TRURO — Caitlin Egleson, a visitor here over the past two decades, is no stranger to Pamet Harbor. A strong swimmer, she’d recently taken to paddleboarding in a cove near the harbor’s parking lot.

On a recent trip, she began to teach the sport to her daughters: Twyla, 4, would stay with Egleson on one board while Penny, 7, captained the other. The family friend they were visiting, Chris Affleck, stayed on shore.
On Aug. 10, however, Egleson and her paddlers-in-training found themselves in a rapid current headed southwest with the outgoing tide. The current began to sweep Penny’s board away from her mother and toward a mooring field full of boats and the channel to the open bay.
“The intensity of the current was so surprising,” said Egleson, who is a family law attorney in Cambridge. “She got really scared.” Egleson aimed her board into the current and made a beeline toward Penny and the mooring field.
The Pamet River’s three branches join at the harbor and flow through a small inlet into Cape Cod Bay. The tide is restricted by road culverts along each tributary, but it flows more freely in the harbor itself.
After catching up to Penny, Egleson jumped in the water and put her daughters onto a single board. “I was holding onto the paddleboard that the girls were sitting on and the chain of a buoy,” Egleson said. “The current was pulling me so hard.”
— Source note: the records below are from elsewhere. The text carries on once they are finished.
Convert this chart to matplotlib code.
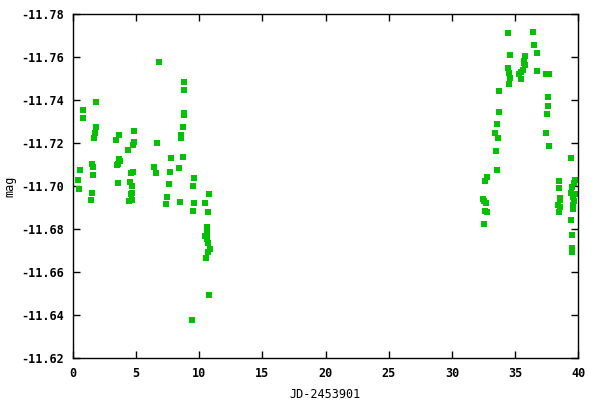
import matplotlib
matplotlib.use("Agg")
import matplotlib.pyplot as plt

# --- data ---
jd = [6.86, 8.84, 8.84, 1.88, 0.86, 0.86, 8.84, 8.84, 1.88, 8.76,
      4.89, 1.80, 3.70, 8.60, 8.60, 1.73, 3.46, 4.89, 4.81, 6.71,
      4.41, 7.81, 8.76, 3.65, 3.78, 3.62, 3.54, 1.57, 1.65, 0.62,
      6.47, 8.45, 6.63, 7.73, 4.65, 4.81, 1.65, 9.63, 0.46, 3.57,
      4.57, 7.65, 4.73, 9.55, 0.54, 1.57, 4.73, 4.65, 7.50, 10.82,
      1.49, 4.73, 4.49, 7.42, 8.52, 9.63, 10.50, 9.55, 10.74, 10.66,
      10.66, 10.50, 10.66, 10.74, 10.90, 10.74, 10.58, 10.82, 9.47,
      34.45, 36.43, 36.51, 34.61, 36.75, 35.80, 35.72, 35.80, 35.72, 34.45,
      35.64, 36.75, 34.53, 35.48, 35.32, 37.46, 37.69, 34.61, 35.48, 34.53,
      33.74, 37.62, 37.62, 37.54, 33.74, 33.58, 33.43, 33.66, 37.46, 37.69,
      33.50, 33.58, 39.43, 32.79, 32.63, 38.48, 39.75, 39.67, 39.51, 38.48,
      39.43, 39.75, 32.48, 32.56, 32.71, 38.56, 38.56, 39.59, 39.67, 38.41,
      38.56, 39.59, 38.48, 39.59, 32.63, 32.79, 32.56, 39.43, 39.51, 39.51,
      39.51]
mag = [-11.7577, -11.7484, -11.7447, -11.7391, -11.7354, -11.7316, -11.7343, -11.7330, -11.7274, -11.7274,
       -11.7256, -11.7247, -11.7237, -11.7240, -11.7225, -11.7223, -11.7214, -11.7205, -11.7191, -11.7200,
       -11.7168, -11.7130, -11.7135, -11.7126, -11.7116, -11.7102, -11.7098, -11.7102, -11.7088, -11.7074,
       -11.7092, -11.7084, -11.7061, -11.7065, -11.7061, -11.7065, -11.7051, -11.7037, -11.7028, -11.7014,
       -11.7019, -11.7010, -11.7000, -11.7000, -11.6986, -11.6968, -11.6968, -11.6963, -11.6949, -11.6963,
       -11.6935, -11.6935, -11.6930, -11.6916, -11.6926, -11.6921, -11.6921, -11.6884, -11.6879, -11.6809,
       -11.6782, -11.6768, -11.6754, -11.6735, -11.6707, -11.6693, -11.6665, -11.6493, -11.6377,
       -11.7712, -11.7716, -11.7656, -11.7609, -11.7619, -11.7605, -11.7581, -11.7563, -11.7572, -11.7553,
       -11.7540, -11.7535, -11.7526, -11.7530, -11.7521, -11.7521, -11.7521, -11.7502, -11.7498, -11.7474,
       -11.7442, -11.7414, -11.7372, -11.7338, -11.7344, -11.7288, -11.7247, -11.7223, -11.7247, -11.7186,
       -11.7163, -11.7075, -11.7130, -11.7042, -11.7023, -11.7023, -11.7028, -11.7014, -11.6996, -11.6991,
       -11.6968, -11.6963, -11.6940, -11.6930, -11.6921, -11.6944, -11.6935, -11.6949, -11.6930, -11.6912,
       -11.6902, -11.6912, -11.6879, -11.6893, -11.6884, -11.6879, -11.6823, -11.6842, -11.6772, -11.6712,
       -11.6693]

x_ticks = [0, 5, 10, 15, 20, 25, 30, 35, 40]
y_ticks = [-11.78, -11.76, -11.74, -11.72, -11.70, -11.68, -11.66, -11.64, -11.62]

plt.rcParams['font.family'] = 'DejaVu Sans Mono'
plt.rcParams['font.weight'] = 'bold'
plt.rcParams['font.size'] = 8.5

fig = plt.figure(figsize=(6, 4), dpi=100)
ax = fig.add_axes([0.121, 0.104, 0.843, 0.86])

ax.plot(jd, mag, linestyle='none', marker='s', markersize=3.8,
        color='#00c000', markeredgewidth=0)

ax.set_xlim(0, 40)
ax.set_ylim(-11.62, -11.78)
ax.set_xticks(x_ticks)
ax.set_yticks(y_ticks)
ax.set_yticklabels([f"{v:.2f}" for v in y_ticks])
ax.tick_params(direction='in', length=5, width=1, top=True, right=True,
               pad=6, colors='black')
for s in ax.spines.values():
    s.set_linewidth(1)

ax.set_xlabel("JD-2453901", labelpad=6)
ax.set_ylabel("mag")
ax.yaxis.set_label_coords(-0.112, 0.5)

fig.savefig("out.png", dpi=100)
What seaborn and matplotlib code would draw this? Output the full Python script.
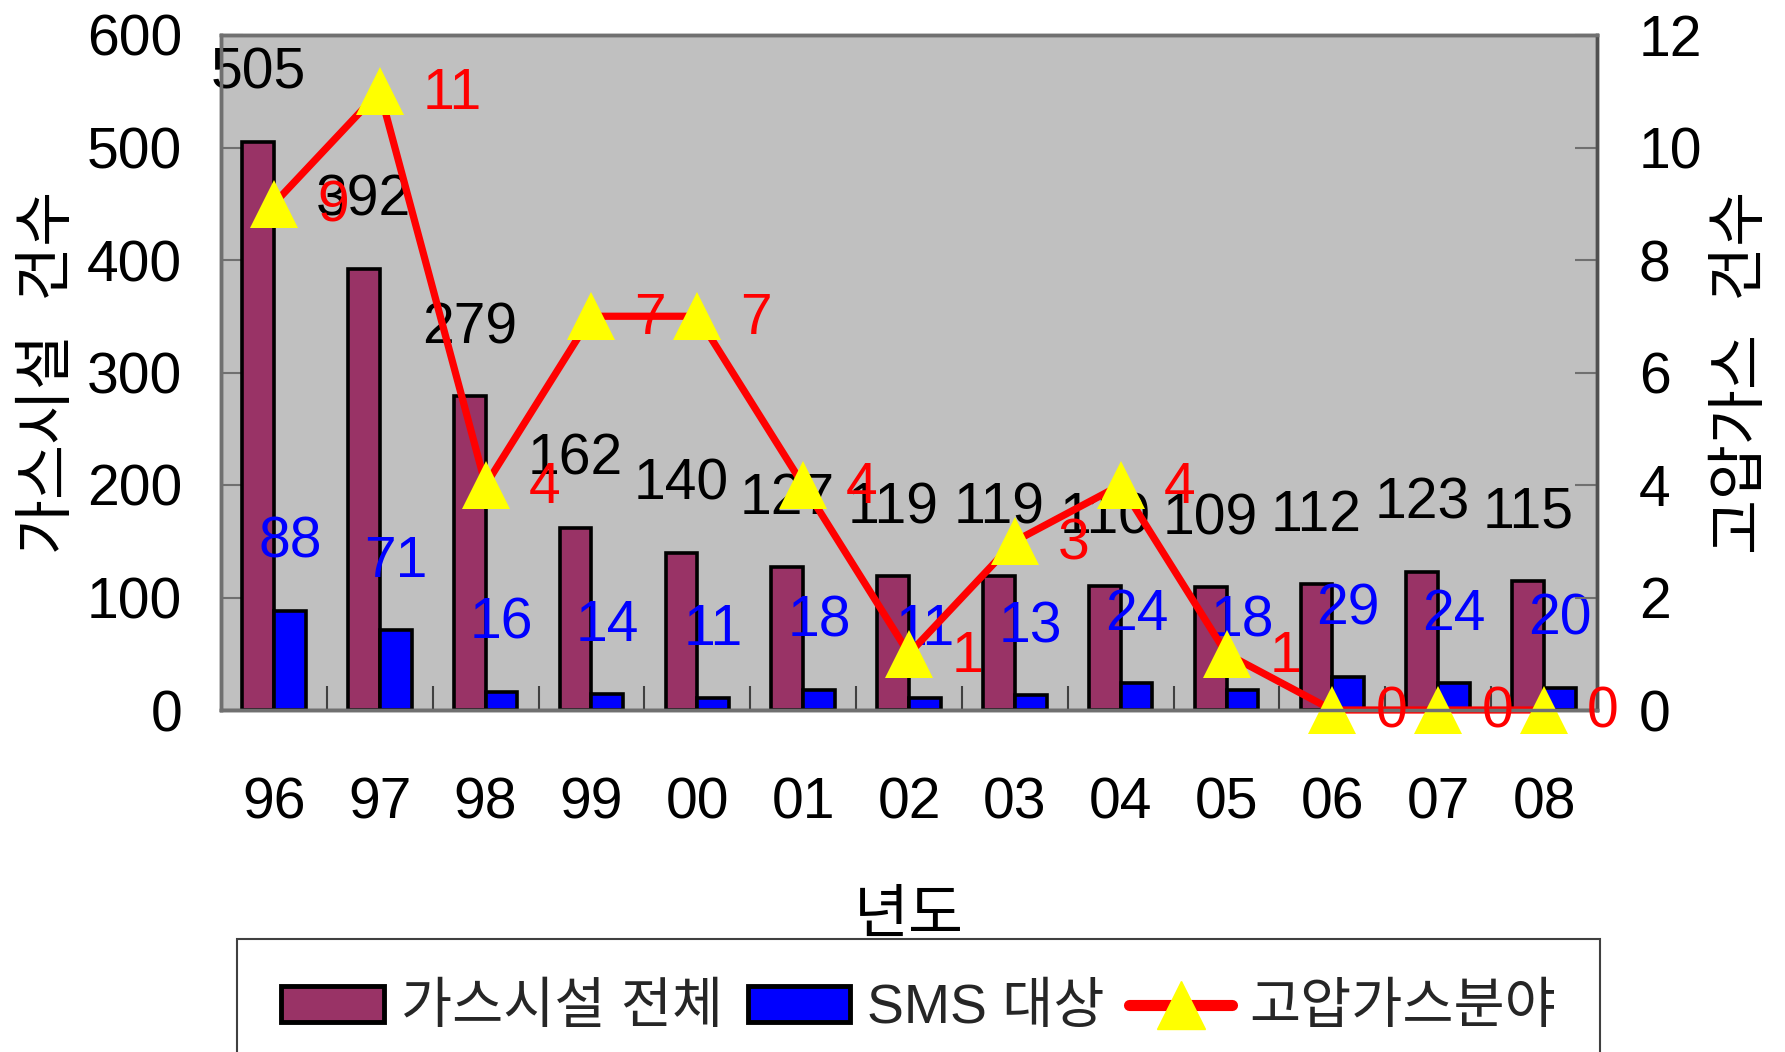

Dawn White of Truro was kayaking nearby and saw that the family was in distress. She offered a rope from her kayak and helped to calm the girls down, Egleson said, but she couldn’t pull either child onto her boat.
Egleson considered letting go of the buoy and trying to “slalom” the board through the mooring field, she recalled, but kept looking for a better answer.
That’s when she saw Tony Jackett, Truro’s harbormaster and shellfish warden, appearing on a boat around the corner with Affleck on board. “It felt like a rescue movie,” Egleson said.
Jackett pulled the girls onto the boat, followed by their paddleboard. Egleson’s board had drifted away but she was wearing her life jacket, so the harbormaster handed her a rope and slowly towed her back to the cove. After the family was safely ashore, he went back out to retrieve the paddleboard.
Jackett then invited the family inside the harbor shack and gave the kids hard candies from the office’s “shark dish,” which is shaped like a shark and plays the theme from Jaws.
“All’s well that ends well,” he told the Independent.
Surprising Currents
Jackett has worked at the harbormaster’s office since 1997 and been harbormaster since 2023. He said that the Pamet estuary is increasingly popular with paddleboarders, kayakers, and inner tubers.

The current “fools everybody,” Jackett said — even experienced boaters trying to trailer their vessels on the town’s boat ramp. “It’s swirly right there,” he said.
Affleck lives near the harbor and told the Independent she has watched the tidal currents there for 20 years.
“I usually tell friends to be aware of the current, but mostly they think I’m a nervous Nellie,” Affleck said. “When I first came to Truro, I rented a house on the Pamet, and the owner of that property warned me about it.”
The harbor “looks so peaceful,” Affleck said, until swimmers find themselves drifting in an unexpected direction. “To go against it is harder than you expect.”
The worst-case scenario is a windy day on a paddleboard or skiff, when “the wind is pushing your whole body like a sail,” she said.
Egleson said she hadn’t known about the currents or seen any signs warning of the risk. One reason for the lack of such signs, Jackett said, is that the harbor facilities were designed for shellfishing and boating rather than uses more common on a public beach.

Jackett has also been rescued there, he said. On a windy November evening about 10 years ago, he was “taking the skiffs off and moving all the docks out for the season” and decided to use a skiff to paddle back to the boat ramp.
“That wind and current were strong enough that I could not paddle to the ramp,” Jackett said. “I was able to grab hold of a mooring, and I had to call somebody to come get me.”
Egleson said she had learned a lesson — and that Penny might have over-learned it. Her daughter declared that “I’m never going into the Pamet again unless Tony’s there,” Egleson said.